Mit der Empfehlungsliste kann ich sehr gut mitgehen – ist diese doch nahezu deckungsgleich mit meinen Vorhersagen. WITCHSTONE habe ich sogar auf dem Treppchen gesehen, aber bei dem nicht sehr heimlichen Jahrgangssieger der Herzen ARCHE NOVA war klar, dass dieses zu komplex für den Kennerpreis ist und somit durch eine Nominierung geehrt wurde. Bleibt noch KHÔRA zu nennen, was ich ebenfalls als ein ganz vorzügliches Strategiespiel ansehe.
Kinderspiel des Jahres 2022: ZAUBERBERG von Jens-Peter Schliemann und Bernhard Weber
Im Kinderspielbereich kenne ich mich nicht mehr aus. Trotzdem habe ich meine Glaskugel einen Tipp abgeben lassen – und dieser war sogar richtig.
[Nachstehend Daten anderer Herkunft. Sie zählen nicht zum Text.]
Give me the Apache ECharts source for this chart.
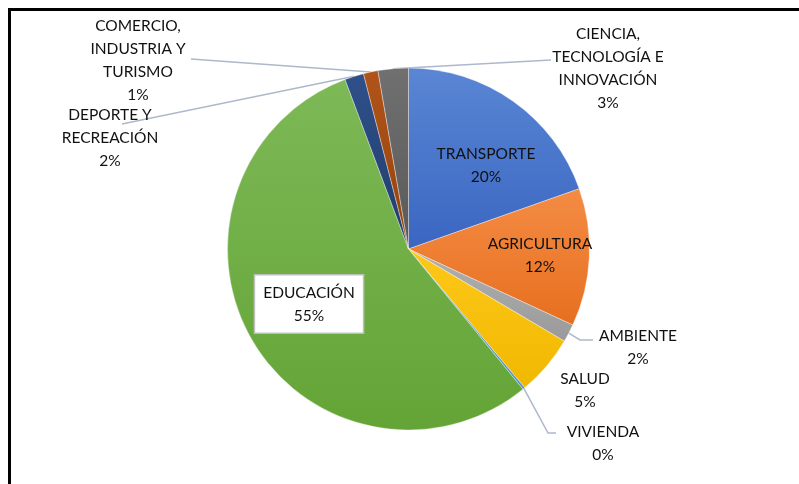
<!DOCTYPE html>
<html>
<head>
<meta charset="utf-8">
<script src="https://cdn.jsdelivr.net/npm/echarts@6/dist/echarts.min.js"></script>
<style>
  html, body { margin: 0; padding: 0; background: #fff; }
  #chart { width: 799px; height: 484px; }
</style>
</head>
<body>
<div id="chart"></div>
<script>
// sectores y porcentajes
var sectores = ['TRANSPORTE', 'AGRICULTURA', 'AMBIENTE', 'SALUD', 'VIVIENDA', 'EDUCACIÓN',
  'DEPORTE Y\nRECREACIÓN', 'COMERCIO,\nINDUSTRIA Y\nTURISMO', 'CIENCIA,\nTECNOLOGÍA E\nINNOVACIÓN'];
var valores = [19.6, 12.3, 1.6, 5.4, 0.2, 55.2, 1.7, 1.3, 2.7];
var coloresClaros = ['#5a86d4', '#f48c44', '#b0b0b0', '#ffc81a', '#6aa6dc', '#7db957', '#2f5089', '#b0541a', '#707070'];
var coloresOscuros = ['#3a66c2', '#e76f1f', '#9a9a9a', '#f0b800', '#4e8fcc', '#64a436', '#203d6c', '#94420c', '#595959'];

var chart = echarts.init(document.getElementById('chart'));

// posición de cada etiqueta (centro del bloque de texto) y punto final de la guía
var posEtiqueta = [
  { x: 486, y: 165 },
  { x: 540, y: 255 },
  { x: 638, y: 347, linea: [[580, 340], [593, 340]] },
  { x: 585, y: 390 },
  { x: 603, y: 443, linea: [[548, 433], [556, 433]] },
  { x: 309, y: 304 },
  { x: 110, y: 138, linea: [[122, 124], [122, 124]] },
  { x: 138, y: 60, linea: [[191, 59], [191, 59]] },
  { x: 608, y: 68, linea: [[551, 60], [551, 60]] }
];

var datos = sectores.map(function (s, i) {
  var item = {
    name: s,
    value: valores[i],
    itemStyle: {
      color: new echarts.graphic.LinearGradient(0, 0, 0, 1, [
        { offset: 0, color: coloresClaros[i] },
        { offset: 1, color: coloresOscuros[i] }
      ])
    }
  };
  if (!posEtiqueta[i].linea) {
    item.labelLine = { show: false };
  }
  if (i === 5) {
    item.label = {
      backgroundColor: '#ffffff',
      borderColor: '#bfbfbf',
      borderWidth: 1.5,
      padding: [6, 8, 5, 8]
    };
  }
  return item;
});

var option = {
  backgroundColor: '#ffffff',
  animation: false,
  graphic: [{
    type: 'rect',
    shape: { x: 9.5, y: 9.5, width: 900, height: 600 },
    style: { fill: 'none', stroke: '#000', lineWidth: 3 },
    z: 10
  }],
  series: [{
    type: 'pie',
    center: [408.5, 249],
    radius: 181,
    startAngle: 90,
    clockwise: true,
    avoidLabelOverlap: false,
    itemStyle: { borderColor: 'rgba(255,255,255,0.6)', borderWidth: 0.6 },
    label: {
      show: true,
      position: 'outside',
      fontFamily: 'Lato',
      fontSize: 15.5,
      lineHeight: 23,
      color: '#111111',
      align: 'center',
      formatter: function (p) {
        return p.name + '\n' + Math.round(p.percent) + '%';
      }
    },
    labelLine: {
      show: true,
      lineStyle: { color: '#adb9ca', width: 1.5 }
    },
    labelLayout: function (params) {
      var pos = posEtiqueta[params.dataIndex];
      var res = { x: pos.x, y: pos.y, align: 'center', verticalAlign: 'middle' };
      if (pos.linea && params.labelLinePoints) {
        res.labelLinePoints = [params.labelLinePoints[0], pos.linea[0], pos.linea[1]];
      }
      return res;
    },
    data: datos
  }]
};

chart.setOption(option);
</script>
</body>
</html>
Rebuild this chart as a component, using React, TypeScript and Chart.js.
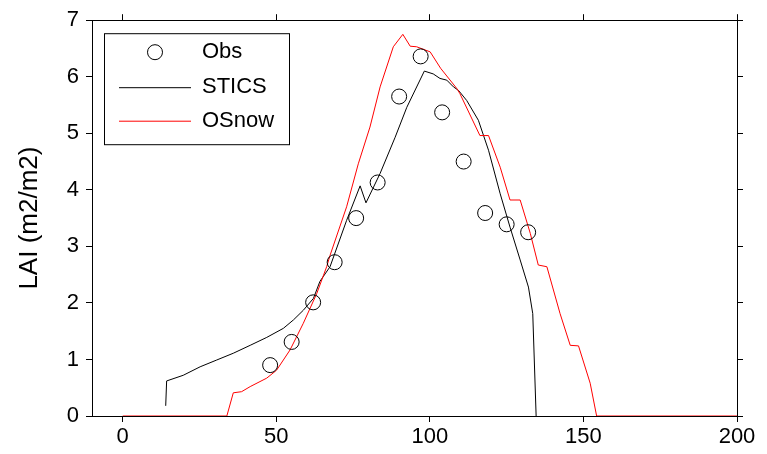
import React, { useEffect, useRef } from "react";
import { Chart, registerables } from "chart.js";

Chart.register(...registerables);

const obsDays = [48, 55, 62, 69, 76, 83, 90, 97, 104, 111, 118, 125, 132];
const obsLAI = [0.9, 1.31, 2.01, 2.72, 3.5, 4.13, 5.65, 6.36, 5.37, 4.5, 3.59, 3.39, 3.25];

const sticsDays = [14, 14.3, 19.7, 25.2, 30.6, 36, 41.5, 46.9, 52.3, 55.6, 58.8, 62.1, 64.2, 67.5, 72.9, 77.3, 79.2, 83.8, 88.7, 92.5, 98.2, 101.1, 103.3, 105.5, 107.7, 109.3, 112, 115.8, 119.1, 122.9, 126.1, 129.4, 132.1, 133.5, 134.6];
const sticsLAI = [0.18, 0.62, 0.72, 0.87, 0.99, 1.11, 1.25, 1.39, 1.55, 1.7, 1.87, 2.08, 2.38, 2.64, 3.46, 4.07, 3.77, 4.29, 4.93, 5.46, 6.1, 6.05, 5.97, 5.94, 5.82, 5.76, 5.58, 5.23, 4.7, 3.93, 3.34, 2.76, 2.28, 1.81, 0];

const osnowDays = [0, 33.9, 36, 38.7, 41.5, 46.9, 50.1, 54.5, 58.8, 63.2, 66.4, 67.5, 72.9, 76.7, 80.5, 83.8, 88.1, 91.2, 93.6, 95.7, 100.1, 103.5, 108.8, 109.8, 116.3, 119.1, 122.9, 126.1, 129.4, 132.7, 135.3, 138.1, 142.4, 145.7, 148.4, 152.2, 154.3, 200];
const osnowLAI = [0, 0, 0.41, 0.43, 0.52, 0.67, 0.81, 1.17, 1.64, 2.17, 2.64, 2.84, 3.7, 4.46, 5.11, 5.82, 6.53, 6.75, 6.54, 6.53, 6.44, 6.15, 5.79, 5.7, 4.96, 4.96, 4.4, 3.82, 3.82, 3.23, 2.67, 2.64, 1.81, 1.25, 1.24, 0.58, 0, 0];

const xTicks = [0, 50, 100, 150, 200];
const yTicks = [0, 1, 2, 3, 4, 5, 6, 7];

const FONT = "'Liberation Sans', Arial, Helvetica, sans-serif";

const legendBoxPlugin = {
  id: "legendBox",
  afterDraw(chart: any) {
    const ctx = chart.ctx;
    const ca = chart.chartArea;
    const left = ca.left + 12;
    const top = ca.top + 13;
    const w = 185;
    const h = 111;
    ctx.save();
    ctx.fillStyle = "#ffffff";
    ctx.fillRect(left, top, w, h);
    ctx.strokeStyle = "#000000";
    ctx.lineWidth = 1;
    ctx.strokeRect(left + 0.5, top + 0.5, w, h);
    const rows = [19, 54, 87.5];
    chart.data.datasets.forEach((ds: any, i: number) => {
      const cy = top + rows[i];
      ctx.strokeStyle = ds.borderColor;
      ctx.lineWidth = 1;
      if (ds.showLine === false) {
        ctx.beginPath();
        ctx.arc(left + 51, cy, 7.5, 0, Math.PI * 2);
        ctx.stroke();
      } else {
        ctx.beginPath();
        ctx.moveTo(left + 15, cy + 0.5);
        ctx.lineTo(left + 87, cy + 0.5);
        ctx.stroke();
      }
      ctx.fillStyle = "#000000";
      ctx.font = `22px ${FONT}`;
      ctx.textAlign = "left";
      ctx.textBaseline = "middle";
      ctx.fillText(ds.label, left + 98, cy);
    });
    ctx.restore();
  },
};

export default function App() {
  const ref = useRef<HTMLCanvasElement | null>(null);
  useEffect(() => {
    if (!ref.current) return;
    const fixTicksX = (s: any) => {
      s.ticks = xTicks.map((v) => ({ value: v }));
    };
    const fixTicksY = (s: any) => {
      s.ticks = yTicks.map((v) => ({ value: v }));
    };
    const chart = new Chart(ref.current, {
      type: "scatter",
      data: {
        datasets: [
          {
            label: "Obs",
            data: obsDays.map((d, i) => ({ x: d, y: obsLAI[i] })),
            showLine: false,
            borderColor: "#000000",
            backgroundColor: "rgba(0,0,0,0)",
            pointRadius: 7.5,
            pointBorderWidth: 1,
            order: 0,
          },
          {
            label: "STICS",
            data: sticsDays.map((d, i) => ({ x: d, y: sticsLAI[i] })),
            showLine: true,
            borderColor: "#000000",
            borderWidth: 1,
            pointRadius: 0,
            fill: false,
            order: 2,
          },
          {
            label: "OSnow",
            data: osnowDays.map((d, i) => ({ x: d, y: osnowLAI[i] })),
            showLine: true,
            borderColor: "#ff0000",
            borderWidth: 1,
            pointRadius: 0,
            fill: false,
            order: 1,
          },
        ],
      },
      options: {
        responsive: false,
        animation: false,
        layout: { padding: 0 },
        plugins: {
          legend: { display: false },
          tooltip: { enabled: false },
        },
        scales: {
          x: {
            type: "linear",
            position: "bottom",
            min: -10,
            max: 200,
            afterBuildTicks: fixTicksX,
            afterFit: (s: any) => {
              s.height = 38;
            },
            grid: { drawOnChartArea: false, tickLength: 6, color: "#000000" },
            border: { color: "#000000", width: 1 },
            ticks: {
              color: "#000000",
              font: { family: FONT, size: 22 },
              padding: 2,
              maxRotation: 0,
            },
          },
          x2: {
            type: "linear",
            position: "top",
            min: -10,
            max: 200,
            afterBuildTicks: fixTicksX,
            afterFit: (s: any) => {
              s.height = 20;
            },
            grid: { drawOnChartArea: false, tickLength: 6, color: "#000000" },
            border: { color: "#000000", width: 1 },
            ticks: { display: false },
          },
          y: {
            type: "linear",
            position: "left",
            min: 0,
            max: 7,
            afterBuildTicks: fixTicksY,
            afterFit: (s: any) => {
              s.width = 92;
            },
            grid: { drawOnChartArea: false, tickLength: 6, color: "#000000" },
            border: { color: "#000000", width: 1 },
            ticks: {
              color: "#000000",
              font: { family: FONT, size: 22 },
              padding: 7,
            },
            title: {
              display: true,
              text: "LAI (m2/m2)",
              color: "#000000",
              font: { family: FONT, size: 26 },
              padding: { top: 14, bottom: 0 },
            },
          },
          y2: {
            type: "linear",
            position: "right",
            min: 0,
            max: 7,
            afterBuildTicks: fixTicksY,
            afterFit: (s: any) => {
              s.width = 30;
            },
            grid: { drawOnChartArea: false, tickLength: 6, color: "#000000" },
            border: { color: "#000000", width: 1 },
            ticks: { display: false },
          },
        },
      },
      plugins: [legendBoxPlugin],
    });
    return () => chart.destroy();
  }, []);
  return (
    <div style={{ position: "absolute", left: 0, top: 0, width: 767, height: 454, background: "#fff" }}>
      <canvas ref={ref} width={767} height={454} />
    </div>
  );
}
Da habe ich anscheinend die wenigen Informationen aus diesem Bereich richtig gedeutet. Wirklich etwas zum Thema sagen kann ich somit nicht, außer das mir von vielen Kennern dieser Szene bestätigt wurde, das ZAUBERBERG ein verdienter Preisträger ist. Ich finde die Wahl auch deswegen gut, weil ansonsten mit AUCH SCHON CLEVER und MIT QUACKS & CO NACH QUEDLINBURG zwei Spiele nominiert waren, die auf bekannten Erwachsenenspielen fußen – und das hatten wir in der Vergangenheit eigentlich genug. Das sieht ansonsten auch noch so aus, als ob es keine originären Kinderspiele gäbe. Ein wenig leid tut es mir aber für Wolfgang Warsch, denn wenn man zweimal nominiert ist, dann hofft man doch sehr auf einen Titel – wobei er das Phänomen schon bei seinen Vorlagen miterleben durfte.
Es liegt in der Natur der Dinge, dass ich auch gerne noch das ein oder andere Spiel zusätzlich auf den Listen gesehen hätte. Aber ich finde es richtig, dass die jeweiligen Listen kompakt bleiben und diese auch eine gewisse Bandbreite aufweisen. Insgesamt kann ich mit der getroffenen Auswahl sehr gut leben und die Jury hat in meinen Augen dieses Jahr wieder sehr vieles richtig gemacht.
Abschließend gratuliere ich allen Beteiligten der Gewinner-Titel (den Autoren, den Redaktionen, den Verlagen und den Illustrator:innen) – bedanke mich aber genauso auch bei allen Beteiligten der nominierten bzw. empfohlenen Spielen für viele viele Stunden Spielspaß!